The gatekeeper’s concrete stare stops you in your tracks, his offering tray extended in his stony paw-hands. It’s difficult to determine what you need to give him to move forward, so you offer everything. You give all of yourself as sacrifice, hoping that he will cleanse you and let you move into the next chapter of your life. Satisfied, he lets you pass, but pricks a small black dot into the skin under your right wrist; a certain reminder of where you have been, a reminder for you to not forget.

Stuck. Sometimes, you end up stuck. Sometimes, these moments carved in stone hold you in your tracks. You look at your wrist, your eyes mesmerized by the small, significant spot, and your feet will not move, will not life, will not step forward. Full of melancholy, sometimes the path seems so difficult to navigate, sometimes the past so difficult to escape, to admit the genuine ending of particular situations, the genuine disappearance of particular people or relationships.

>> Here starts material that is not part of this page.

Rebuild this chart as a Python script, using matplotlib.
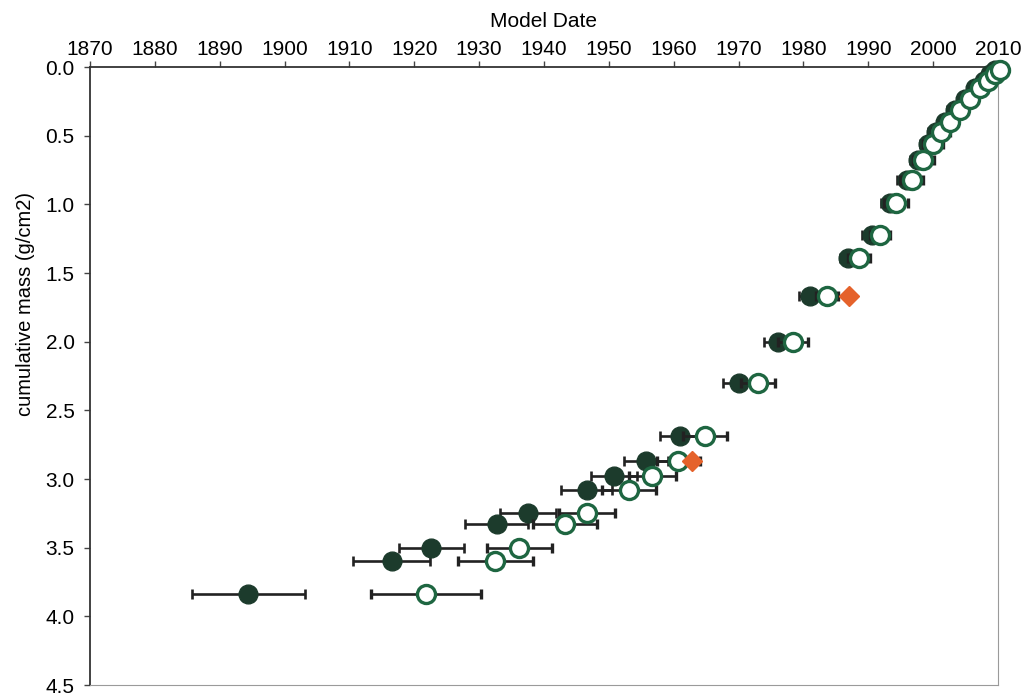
import matplotlib.pyplot as plt
import numpy as np

# cumulative mass (g/cm2) of each sample layer
mass = [3.84, 3.60, 3.50, 3.33, 3.25, 3.08, 2.98, 2.87, 2.69, 2.30, 2.00, 1.67, 1.39,
        1.22, 0.99, 0.82, 0.68, 0.56, 0.47, 0.40, 0.31, 0.23, 0.15, 0.10, 0.05, 0.02]

# model dates, filled series
date_filled = [1894.4, 1916.5, 1922.6, 1932.7, 1937.5, 1946.6, 1950.8, 1955.7, 1961.0,
               1970.1, 1976.1, 1981.0, 1986.9, 1990.5, 1993.3, 1995.9, 1997.7, 1999.2,
               2000.4, 2001.8, 2003.3, 2004.9, 2006.4, 2007.8, 2008.8, 2009.6]
err_filled = [8.7, 5.9, 5.0, 4.9, 4.3, 3.9, 3.6, 3.4, 3.1, 2.5, 2.2, 1.7, 1.3,
              1.5, 1.4, 1.4, 1.3, 1.2, 1.2, 1.1, 1.1, 1.0, 1.0, 0.9, 0.9, 0.8]

# model dates, open series
date_open = [1921.8, 1932.5, 1936.2, 1943.2, 1946.6, 1953.1, 1956.7, 1960.7, 1964.8,
             1973.0, 1978.4, 1983.6, 1988.6, 1991.8, 1994.3, 1996.7, 1998.5, 2000.0,
             2001.2, 2002.6, 2004.1, 2005.7, 2007.2, 2008.5, 2009.5, 2010.3]
err_open = [8.5, 5.8, 5.0, 4.9, 4.3, 4.1, 3.6, 3.3, 3.4, 2.6, 2.3, 1.7, 1.7,
            1.6, 1.9, 1.8, 1.6, 1.5, 1.4, 1.3, 1.3, 1.2, 1.1, 1.0, 1.0, 0.9]

# independent markers (diamonds)
date_marker = [1962.8, 1987.1]
mass_marker = [2.87, 1.67]

plt.rcParams['font.family'] = ['Liberation Sans', 'DejaVu Sans']

fig = plt.figure(figsize=(10.26, 6.98), dpi=100)
ax = fig.add_axes([0.0877, 0.0186, 0.885, 0.8854])

dark = '#1c3b2c'
green = '#1e6641'
errc = '#222222'

ax.errorbar(date_filled, mass, xerr=err_filled, fmt='o', ms=13.5, mfc=dark, mec=dark,
            ecolor=errc, elinewidth=1.9, capsize=3.8, capthick=1.9, zorder=3, clip_on=False)
ax.errorbar(date_open, mass, xerr=err_open, fmt='o', ms=13, mfc='white', mec=green, mew=2.4,
            ecolor=errc, elinewidth=1.9, capsize=3.8, capthick=1.9, zorder=4, clip_on=False)
ax.plot(date_marker, mass_marker, 'D', ms=10.5, color='#e5622b', zorder=5, clip_on=False)

ax.set_xlim(1870, 2010)
ax.set_ylim(4.5, 0.0)
ax.set_xticks(np.arange(1870, 2011, 10))
ax.set_yticks(np.arange(0, 4.51, 0.5))
ax.yaxis.set_major_formatter(plt.FormatStrFormatter('%.1f'))

ax.xaxis.tick_top()
ax.xaxis.set_label_position('top')
ax.set_xlabel('Model Date', fontsize=15, labelpad=9)
ax.set_ylabel('cumulative mass (g/cm2)', fontsize=14.5)
ax.yaxis.set_label_coords(-0.060, 0.616)

ax.tick_params(axis='both', labelsize=15, direction='out', length=4, width=1, color='#444444')
ax.tick_params(axis='x', pad=2)
ax.tick_params(axis='y', pad=7)

for s in ['top', 'left']:
    ax.spines[s].set_color('#333333')
    ax.spines[s].set_linewidth(1.3)
for s in ['right', 'bottom']:
    ax.spines[s].set_color('#9a9a9a')
    ax.spines[s].set_linewidth(0.8)

fig.savefig('out.png', dpi=100)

But the world, really, is full of magic. Not in the card trick disappearing act sense, but in the everyday. Surrounded by beauty, sometimes all it takes is a moment. In that moment you wake up, and look around, and step forward. In that moment, everything changes.

The ocean holds the most of it, of the magic. The ocean doesn’t signify home. It is home. The waves swallowing the shore, the way the salt makes your skin feel sticky when you’ve left it behind. Next to the ocean, in the ocean, your pulse slows and your brain quiets and you are completely and utterly at peace.

With each beginning must come an ending. Marked by something either beautiful or terrible or so mundane you don’t even notice, every situation changes us. Every sunset marks the end of who we are, and every sunrise marks the beginning of the existence of someone new.

I think, maybe, I’m starting to grow up. I can see it in my face. I don’t feel like I look like as young as I used to. It’s not a bad thing. Perhaps the physical transition marks a mental transition, too. Maybe the ocean has baptized me clean. Maybe I’m finally moving through the gate and letting the past pass. Either way, I know that, deep in the pit of my stomach, in my gut—that most honest emotional place—I’m happy. Even on bad days, in my gut, I know that it’s there.